Data on Thursday showed jobless claims dropped to the lowest level since mid-February. Fed Bank of Atlanta President Dennis Lockhart said the economy can handle moving to a higher-rate environment. Fed Chair Janet Yellen is scheduled to speak on monetary policy in San Francisco on Friday.
Gold for June delivery declined 0.6 percent to $1,198.10 on the Comex and is set to gain 1.1 percent this week. Holdings in exchange-traded products backed by the metal are heading for a fourth weekly contraction, the longest streak since December.
Bullion of 99.99 percent purity fell 0.2 percent to end at 240.50 yuan a gram on the Shanghai Gold Exchange. Prices climbed for the first week since Feb. 6. Volume for the benchmark spot contract totaled 43,865 kilograms on Friday, near the record 45,717 kilograms on Thursday, according to data compiled by Bloomberg dating back to 2002.

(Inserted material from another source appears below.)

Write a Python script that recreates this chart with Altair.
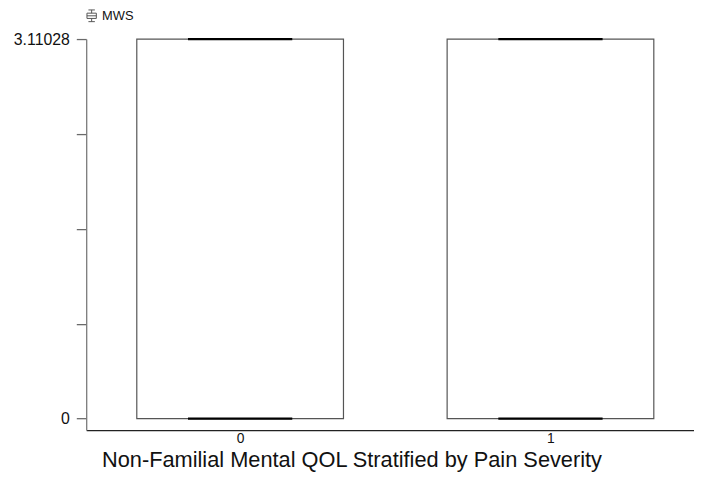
import altair as alt
import pandas as pd

# ---- data ----
categories = [0, 1]
lower_whisker = [0.0, 0.0]
q1 = [0.0, 0.0]
median = [0.0, 0.0]
q3 = [3.11028, 3.11028]
upper_whisker = [3.11028, 3.11028]
series = ["MWS", "MWS"]
y_ticks = [0, 0.77757, 1.55514, 2.33271, 3.11028]
y_labelled = [0, 3.11028]
title_text = "Non-Familial Mental QOL Stratified by Pain Severity"

df = pd.DataFrame({
    "cat": categories, "lo": lower_whisker, "q1": q1, "med": median,
    "q3": q3, "hi": upper_whisker, "series": series,
})

FONT = "Liberation Sans"
BOX_HALF = 0.333
CAP_HALF = 0.168

xscale = alt.Scale(domain=[-0.496, 1.4625], nice=False, zero=False)
yscale = alt.Scale(domain=[-0.0933, 3.11028], nice=False, zero=False)

label_expr = "(" + " || ".join(f"datum.value == {v}" for v in y_labelled) + ") ? format(datum.value, '.6~g') : ''"

base = alt.Chart(df).transform_calculate(
    bx1=f"datum.cat - {BOX_HALF}", bx2=f"datum.cat + {BOX_HALF}",
    cx1=f"datum.cat - {CAP_HALF}", cx2=f"datum.cat + {CAP_HALF}",
)

box = base.mark_rect(fill="white", strokeWidth=1.2, clip=False).encode(
    x=alt.X("bx1:Q", scale=xscale,
            axis=alt.Axis(values=categories, labelExpr="format(datum.value, 'd')",
                          ticks=False, grid=False, domainColor="#222", domainWidth=1.3,
                          labelFont=FONT, labelFontSize=14, labelColor="#111",
                          labelPadding=2, title=title_text, titleFont=FONT,
                          titleFontSize=22, titleFontWeight="normal", titleColor="#111",
                          titleX=268, titleY=37, titleAlign="center",
                          titleBaseline="alphabetic", titleAnchor="start")),
    x2="bx2:Q",
    y=alt.Y("q1:Q", scale=yscale,
            axis=alt.Axis(values=y_ticks, labelExpr=label_expr, grid=False,
                          domainColor="#7a7a7a", domainWidth=1.3, tickColor="#6a6a6a",
                          tickSize=10, tickWidth=1.3, labelFont=FONT, labelFontSize=16,
                          labelColor="#111", labelPadding=7, title=None)),
    y2="q3:Q",
    stroke=alt.Stroke("series:N", scale=alt.Scale(range=["#555555"]),
                      legend=alt.Legend(title=None, orient="none", legendX=-1, legendY=-30,
                                        padding=0, labelFont=FONT, labelFontSize=13,
                                        labelColor="#111", labelOffset=4,
                                        symbolType="M-0.55,-1H0.55M0,-1V-0.45M-0.8,-0.45H0.8V0.45H-0.8ZM-0.8,0H0.8M0,0.45V1M-0.55,1H0.55",
                                        symbolSize=140, symbolStrokeColor="#111",
                                        symbolFillColor="transparent", symbolStrokeWidth=1)),
)

med_rule = base.mark_rule(color="black", strokeWidth=2.2).encode(
    x=alt.X("cx1:Q", scale=xscale), x2="cx2:Q", y=alt.Y("med:Q", scale=yscale))

cap_rule = base.mark_rule(color="black", strokeWidth=2.2).encode(
    x=alt.X("cx1:Q", scale=xscale), x2="cx2:Q", y=alt.Y("hi:Q", scale=yscale))

chart = alt.layer(box, med_rule, cap_rule).properties(
    width=614, height=395,
    autosize=alt.AutoSizeParams(type="none"),
    padding={"left": 79, "top": 29, "right": 0, "bottom": 42},
    background="white",
).configure_view(stroke=None)

chart.save("out.html", embed_options={"renderer": "svg", "actions": False})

China’s net gold imports from Hong Kong totaled 65.8 metric tons last month, down from 71.6 tons in January, according to data compiled by Bloomberg from the Hong Kong Census and Statistics Department released Thursday.
Silver for immediate delivery declined 0.6 percent to $17.011 an ounce, trimming a second weekly advance. Platinum was 0.7 percent lower at $1,145 an ounce, set to gain for a second week. Palladium fell 0.5 percent to $767 an ounce to head for a third weekly loss, the longest run of declines since October.